To są te detale, cytując klasyka. Dbający o szczegóły Horngacher pokazał, że talentowi trzeba pomóc. Trzeba pójść z duchem czasu i zainwestować w technologię i nowoczesne rozwiązania. Do nich należą także kombinezony. Wreszcie dogoniliśmy resztę świata i zadbaliśmy również o ich odpowiednie kroje i parametry. Ba, nawet prześcignęliśmy wszystkich. Teraz każda reprezentacja chciałaby mieć tak efektywne „czekoladowe” kombinezony, jak nasza. Duża w tym zasługa Czecha Michała Doleżala, którego polecił nie kto inny, jak Stefan Horngacher.

Warto jeszcze pochylić się nad jednym, moim zdaniem kluczowym elementem, który znów zaczął funkcjonować dzięki nowemu trenerowi. Atmosfera. Mam wrażenie, że każdy rzuciłby się za każdym w ogień. Zresztą ogromna radość Stocha i Żyły w towarzystwie pozostałych kolegów mówi wszystko. Nawet ambitny i na pewno zazdrosny o wynik (chociaż sam miał wspaniały!) Kamila i Piotra Maciej Kot serdecznie radował się ze zwycięzcami TCS. Swoją drogą, niewiele zabrakło, abyśmy mieli polskie podium. Wszak Maciek stracił do Daniela Andre Tandego jedynie 7,5 pkt. Trener wprowadził nowe zasady, dyscyplina w kadrze nabrała nowego znaczenia. Nawet mały żarcik w postaci filmu z ważenia Żyły i Ziobry przed konkursem w Oberstdorfie został przez austriackiego szkoleniowca skrytykowany, a sami zawodnicy upomniani. Horngacher dba także o relacje zawodników z nim samym. W tym miejscu warto wspomnieć o grillu w Hinterzarten, czyli w miejscu zamieszkania Austriaka. Po zawodach Letniej Grand Prix w tym mieście selekcjoner polskiej kadry skoczków zaprosił ich na spotkanie towarzyskie do swojego domu. To tylko mały przykład integrowania się całej kadry, ale jak wiele pokazujący.
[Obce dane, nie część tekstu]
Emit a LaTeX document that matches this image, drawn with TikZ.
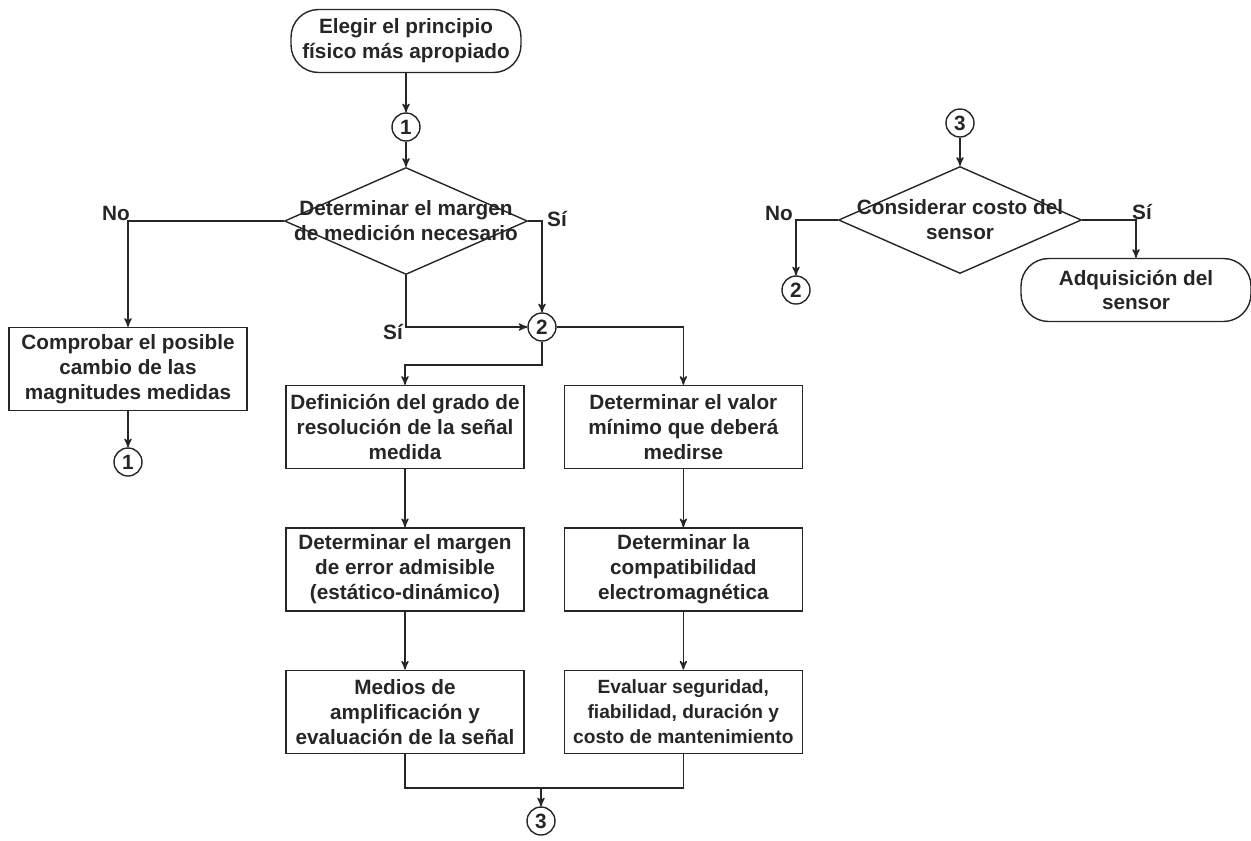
\documentclass[tikz,border=0pt]{standalone}
\usepackage{fontspec}
\setmainfont{Liberation Sans}
\usetikzlibrary{arrows, shapes, positioning}

\begin{document}
\begin{tikzpicture}[x=0.02cm,y=-0.02cm,->,>=stealth',line width=0.8pt,color=black!85,
  font=\bfseries\fontsize{11.8}{14.2}\selectfont,
  every label/.style={align=center},
  proc/.style={rectangle,draw,align=center,minimum width=4.76cm,minimum height=1.66cm,inner sep=1pt},
  term/.style={rectangle,draw,rounded corners=0.55cm,align=center,minimum width=4.6cm,minimum height=1.26cm},
  cond/.style={diamond,draw,minimum width=4.86cm,minimum height=2.14cm,inner sep=0pt},
  conn/.style={circle,draw,minimum size=0.56cm,inner sep=0pt},
  hv/.style={to path={-| (\tikztotarget)}},
  vh/.style={to path={|- (\tikztotarget)}}]
  \useasboundingbox (0,0) rectangle (1251,840);

  % main branch
  \node[term] (start) at (406,41) {Elegir el principio\\físico más apropiado};
  \node[conn] (c1) at (406,127) {1};
  \node[cond] (margen) at (406,221) [label=center:{Determinar el margen\\de medición necesario}] {};
  \node[conn] (c2) at (542,327) {2};
  \node[proc] (check) at (128,369) {Comprobar el posible\\cambio de las\\magnitudes medidas};
  \node[conn] (c1b) at (128,462) {1};
  \node (no1) at (116,213) {No};
  \node (si1) at (557,219) {Sí};
  \node (si2) at (393,332) {Sí};

  % two columns
  \node[proc] (resol) at (405,427) {Definición del grado de\\resolución de la señal\\medida};
  \node[proc] (error) [below=1.16cm of resol] {Determinar el margen\\de error admisible\\(estático-dinámico)};
  \node[proc] (amplif) [below=1.16cm of error] {Medios de\\amplificación y\\evaluación de la señal};
  \node[proc] (minimo) [right=0.78cm of resol] {Determinar el valor\\mínimo que deberá\\medirse};
  \node[proc] (emc) [below=1.16cm of minimo] {Determinar la\\compatibilidad\\electromagnética};
  \node[proc, font=\bfseries\fontsize{10.9}{14.2}\selectfont] (seguridad) [below=1.16cm of emc] {Evaluar seguridad,\\fiabilidad, duración y\\costo de mantenimiento};
  \coordinate (j2) at (405,365);
  \coordinate (j3) at (541,788);
  \node[conn] (c3) at (541,821) {3};

  % cost decision
  \node[conn] (c3b) at (960,123) {3};
  \node[cond] (costo) at (960,220) [label=center:{Considerar costo del\\sensor}] {};
  \node[conn] (c2b) at (796,290) {2};
  \node[term] (fin) at (1136,290) {Adquisición del\\sensor};
  \node (no2) at (779,213) {No};
  \node (si3) at (1142,212) {Sí};

  \path
    (start) edge (c1)
    (c1) edge (margen)
    (margen.west) edge[hv] (check)
    (margen.east) edge[hv] (c2)
    (margen.south) edge[vh] (c2)
    (c2.east) edge[hv] (minimo)
    (check) edge (c1b)
    (resol) edge (error)
    (error) edge (amplif)
    (minimo) edge (emc)
    (emc) edge (seguridad)
    (j3) edge (c3)
    (c3b) edge (costo)
    (costo.west) edge[hv] (c2b)
    (costo.east) edge[hv] (fin);
  \draw (c2) |- (j2) -- (resol);
  \draw[-] (amplif) |- (j3) -| (seguridad);
\end{tikzpicture}
\end{document}
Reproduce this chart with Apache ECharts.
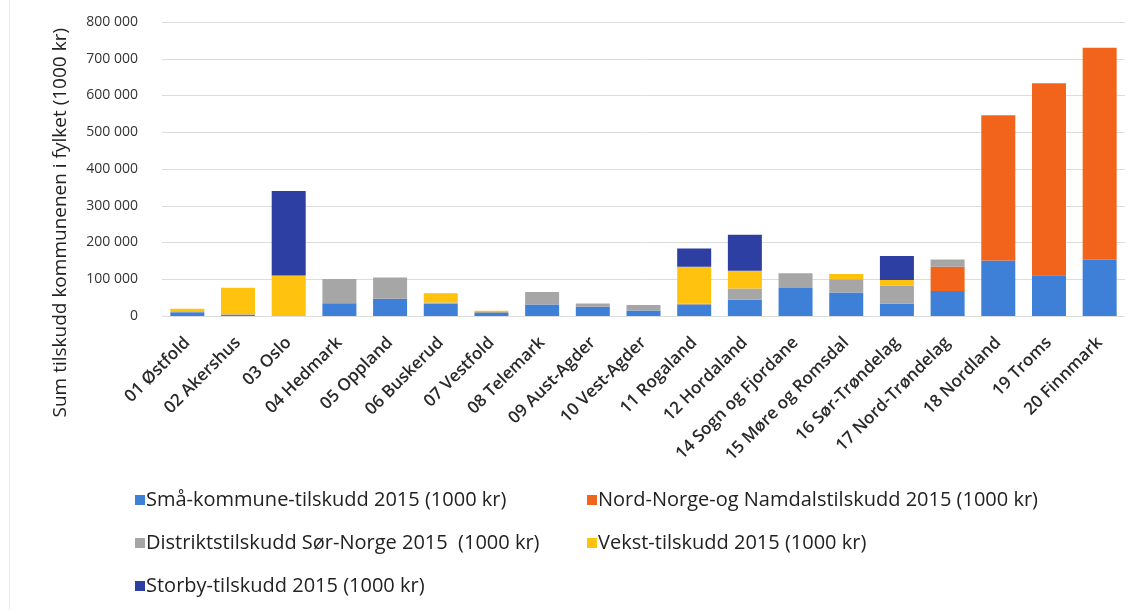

Kunszt trenerski Stefana Horngachera okazał się lekarstwem na problemy polskich skoków. Problemów, z którymi przestał sobie radzić Łukasz Kruczek. „Naprawił” nam Kamila Stocha, odrodził w nim mentalność zwycięzcy. Poradził sobie z fatalną techniką Piotra Żyły, a także okazał się nowym mentorem dla Maćka Kota, którego wadą zawsze były psychika i motywacja. Warto także pamiętać o Dawidzie Kubackim czy Stefanie Huli, którzy może nie grają pierwszych skrzypiec, ale są solidnym dopełnieniem ekipy i regularnie punktują w zawodach pucharowych.

To co teraz? Złoto w drużynie na Mistrzostwach Świata w Lahti, zwycięstwo w Pucharze Narodów a indywidualnie złote medale Kamila Stocha oraz jego wygrana w klasyfikacji generalnej PŚ? Powoli. Zamiast snuć marzenia, warto skupić się na kolejnych konkursach. A te, już niebawem w Polsce. Zaś polscy skoczkowie mają teraz kilka dni wolnego po morderczych konkursach TCS.